- **GIVEN PROBLEM**: Without the pictures, repeat the listing character for character.

- **PROVIDED DATA**:
------------

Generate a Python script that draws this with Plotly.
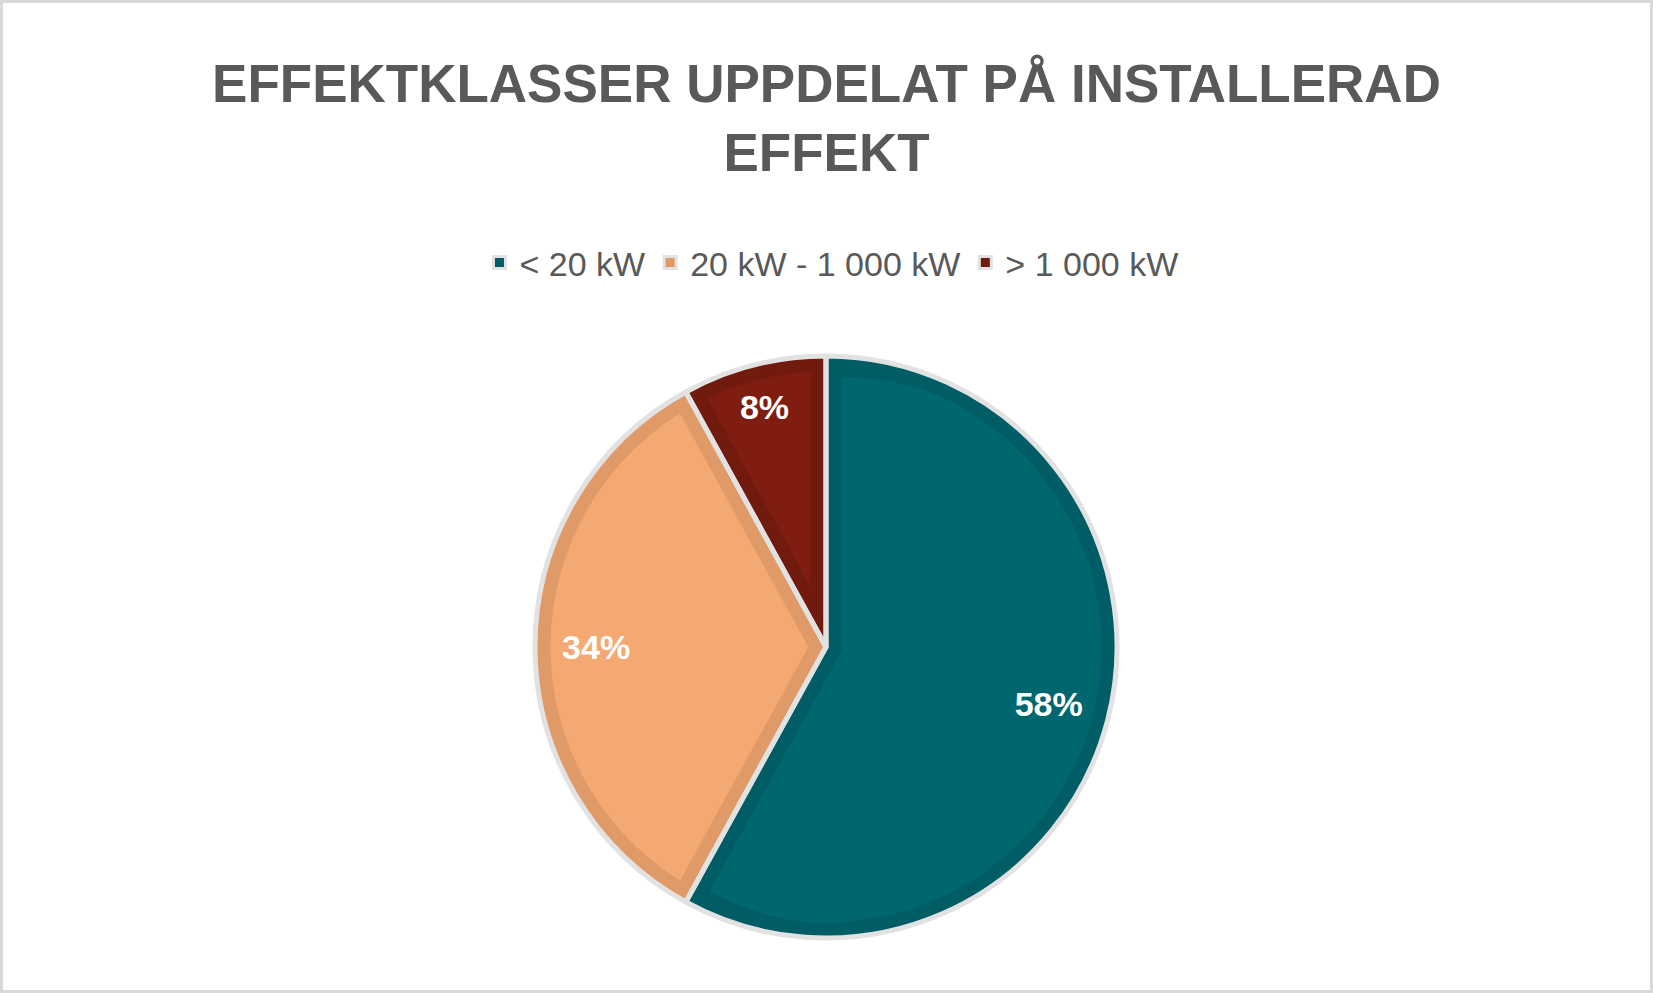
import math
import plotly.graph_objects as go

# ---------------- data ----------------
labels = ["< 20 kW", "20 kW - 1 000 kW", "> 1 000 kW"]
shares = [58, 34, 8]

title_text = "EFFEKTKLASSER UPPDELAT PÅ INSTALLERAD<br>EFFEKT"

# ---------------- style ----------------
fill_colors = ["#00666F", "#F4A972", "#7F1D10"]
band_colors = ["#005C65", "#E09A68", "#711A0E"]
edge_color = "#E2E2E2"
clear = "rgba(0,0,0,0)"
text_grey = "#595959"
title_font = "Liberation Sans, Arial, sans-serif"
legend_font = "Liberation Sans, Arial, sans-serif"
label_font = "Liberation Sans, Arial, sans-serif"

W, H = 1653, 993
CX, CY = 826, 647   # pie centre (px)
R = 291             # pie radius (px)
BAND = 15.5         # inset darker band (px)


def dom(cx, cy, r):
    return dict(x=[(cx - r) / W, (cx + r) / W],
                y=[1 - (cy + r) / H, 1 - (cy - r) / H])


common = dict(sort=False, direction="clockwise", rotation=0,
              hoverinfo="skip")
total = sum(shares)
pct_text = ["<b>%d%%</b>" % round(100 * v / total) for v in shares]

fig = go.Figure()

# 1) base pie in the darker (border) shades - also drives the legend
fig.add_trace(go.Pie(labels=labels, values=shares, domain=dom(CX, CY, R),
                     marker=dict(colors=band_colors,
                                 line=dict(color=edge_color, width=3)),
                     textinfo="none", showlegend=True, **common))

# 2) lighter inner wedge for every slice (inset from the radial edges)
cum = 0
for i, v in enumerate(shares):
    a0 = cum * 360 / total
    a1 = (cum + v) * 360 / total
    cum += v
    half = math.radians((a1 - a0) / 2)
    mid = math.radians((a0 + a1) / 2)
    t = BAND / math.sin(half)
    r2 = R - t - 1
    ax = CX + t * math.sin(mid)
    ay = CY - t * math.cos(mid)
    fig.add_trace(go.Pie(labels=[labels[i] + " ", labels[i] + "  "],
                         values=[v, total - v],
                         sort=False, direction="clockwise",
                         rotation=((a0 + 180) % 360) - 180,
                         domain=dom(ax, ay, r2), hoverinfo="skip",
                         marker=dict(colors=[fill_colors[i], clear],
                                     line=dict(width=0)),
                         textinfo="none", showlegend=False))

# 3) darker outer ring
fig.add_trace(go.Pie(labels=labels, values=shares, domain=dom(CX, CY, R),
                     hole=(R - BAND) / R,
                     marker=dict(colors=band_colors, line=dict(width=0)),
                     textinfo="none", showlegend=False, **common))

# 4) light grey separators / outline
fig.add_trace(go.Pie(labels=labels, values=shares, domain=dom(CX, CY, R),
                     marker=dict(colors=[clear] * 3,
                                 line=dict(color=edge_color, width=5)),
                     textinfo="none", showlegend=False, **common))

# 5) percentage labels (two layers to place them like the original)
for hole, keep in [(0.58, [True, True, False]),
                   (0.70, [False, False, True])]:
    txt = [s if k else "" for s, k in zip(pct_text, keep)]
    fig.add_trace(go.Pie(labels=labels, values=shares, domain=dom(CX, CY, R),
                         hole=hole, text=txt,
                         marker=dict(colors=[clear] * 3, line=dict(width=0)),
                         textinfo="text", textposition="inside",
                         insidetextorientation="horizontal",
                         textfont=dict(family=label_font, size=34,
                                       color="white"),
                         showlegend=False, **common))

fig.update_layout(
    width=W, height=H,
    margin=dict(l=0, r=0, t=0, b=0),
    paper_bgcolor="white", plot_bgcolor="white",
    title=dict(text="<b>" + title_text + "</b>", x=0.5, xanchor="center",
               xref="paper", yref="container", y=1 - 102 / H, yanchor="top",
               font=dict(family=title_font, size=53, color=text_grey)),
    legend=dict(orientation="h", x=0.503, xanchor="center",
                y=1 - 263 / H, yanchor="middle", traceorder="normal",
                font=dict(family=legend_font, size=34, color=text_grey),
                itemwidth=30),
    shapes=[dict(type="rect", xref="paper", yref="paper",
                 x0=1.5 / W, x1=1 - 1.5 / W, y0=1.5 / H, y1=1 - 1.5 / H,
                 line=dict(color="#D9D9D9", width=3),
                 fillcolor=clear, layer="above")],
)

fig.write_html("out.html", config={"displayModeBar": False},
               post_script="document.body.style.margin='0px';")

------------

- **COMPLETE RESPONSE**:
Generate a Python script that draws this with Plotly.
import math
import plotly.graph_objects as go

# ---------------- data ----------------
labels = ["< 20 kW", "20 kW - 1 000 kW", "> 1 000 kW"]
shares = [58, 34, 8]

title_text = "EFFEKTKLASSER UPPDELAT PÅ INSTALLERAD<br>EFFEKT"

# ---------------- style ----------------
fill_colors = ["#00666F", "#F4A972", "#7F1D10"]
band_colors = ["#005C65", "#E09A68", "#711A0E"]
edge_color = "#E2E2E2"
clear = "rgba(0,0,0,0)"
text_grey = "#595959"
title_font = "Liberation Sans, Arial, sans-serif"
legend_font = "Liberation Sans, Arial, sans-serif"
label_font = "Liberation Sans, Arial, sans-serif"

W, H = 1653, 993
CX, CY = 826, 647   # pie centre (px)
R = 291             # pie radius (px)
BAND = 15.5         # inset darker band (px)


def dom(cx, cy, r):
    return dict(x=[(cx - r) / W, (cx + r) / W],
                y=[1 - (cy + r) / H, 1 - (cy - r) / H])


common = dict(sort=False, direction="clockwise", rotation=0,
              hoverinfo="skip")
total = sum(shares)
pct_text = ["<b>%d%%</b>" % round(100 * v / total) for v in shares]

fig = go.Figure()

# 1) base pie in the darker (border) shades - also drives the legend
fig.add_trace(go.Pie(labels=labels, values=shares, domain=dom(CX, CY, R),
                     marker=dict(colors=band_colors,
                                 line=dict(color=edge_color, width=3)),
                     textinfo="none", showlegend=True, **common))

# 2) lighter inner wedge for every slice (inset from the radial edges)
cum = 0
for i, v in enumerate(shares):
    a0 = cum * 360 / total
    a1 = (cum + v) * 360 / total
    cum += v
    half = math.radians((a1 - a0) / 2)
    mid = math.radians((a0 + a1) / 2)
    t = BAND / math.sin(half)
    r2 = R - t - 1
    ax = CX + t * math.sin(mid)
    ay = CY - t * math.cos(mid)
    fig.add_trace(go.Pie(labels=[labels[i] + " ", labels[i] + "  "],
                         values=[v, total - v],
                         sort=False, direction="clockwise",
                         rotation=((a0 + 180) % 360) - 180,
                         domain=dom(ax, ay, r2), hoverinfo="skip",
                         marker=dict(colors=[fill_colors[i], clear],
                                     line=dict(width=0)),
                         textinfo="none", showlegend=False))

# 3) darker outer ring
fig.add_trace(go.Pie(labels=labels, values=shares, domain=dom(CX, CY, R),
                     hole=(R - BAND) / R,
                     marker=dict(colors=band_colors, line=dict(width=0)),
                     textinfo="none", showlegend=False, **common))

# 4) light grey separators / outline
fig.add_trace(go.Pie(labels=labels, values=shares, domain=dom(CX, CY, R),
                     marker=dict(colors=[clear] * 3,
                                 line=dict(color=edge_color, width=5)),
                     textinfo="none", showlegend=False, **common))

# 5) percentage labels (two layers to place them like the original)
for hole, keep in [(0.58, [True, True, False]),
                   (0.70, [False, False, True])]:
    txt = [s if k else "" for s, k in zip(pct_text, keep)]
    fig.add_trace(go.Pie(labels=labels, values=shares, domain=dom(CX, CY, R),
                         hole=hole, text=txt,
                         marker=dict(colors=[clear] * 3, line=dict(width=0)),
                         textinfo="text", textposition="inside",
                         insidetextorientation="horizontal",
                         textfont=dict(family=label_font, size=34,
                                       color="white"),
                         showlegend=False, **common))

fig.update_layout(
    width=W, height=H,
    margin=dict(l=0, r=0, t=0, b=0),
    paper_bgcolor="white", plot_bgcolor="white",
    title=dict(text="<b>" + title_text + "</b>", x=0.5, xanchor="center",
               xref="paper", yref="container", y=1 - 102 / H, yanchor="top",
               font=dict(family=title_font, size=53, color=text_grey)),
    legend=dict(orientation="h", x=0.503, xanchor="center",
                y=1 - 263 / H, yanchor="middle", traceorder="normal",
                font=dict(family=legend_font, size=34, color=text_grey),
                itemwidth=30),
    shapes=[dict(type="rect", xref="paper", yref="paper",
                 x0=1.5 / W, x1=1 - 1.5 / W, y0=1.5 / H, y1=1 - 1.5 / H,
                 line=dict(color="#D9D9D9", width=3),
                 fillcolor=clear, layer="above")],
)

fig.write_html("out.html", config={"displayModeBar": False},
               post_script="document.body.style.margin='0px';")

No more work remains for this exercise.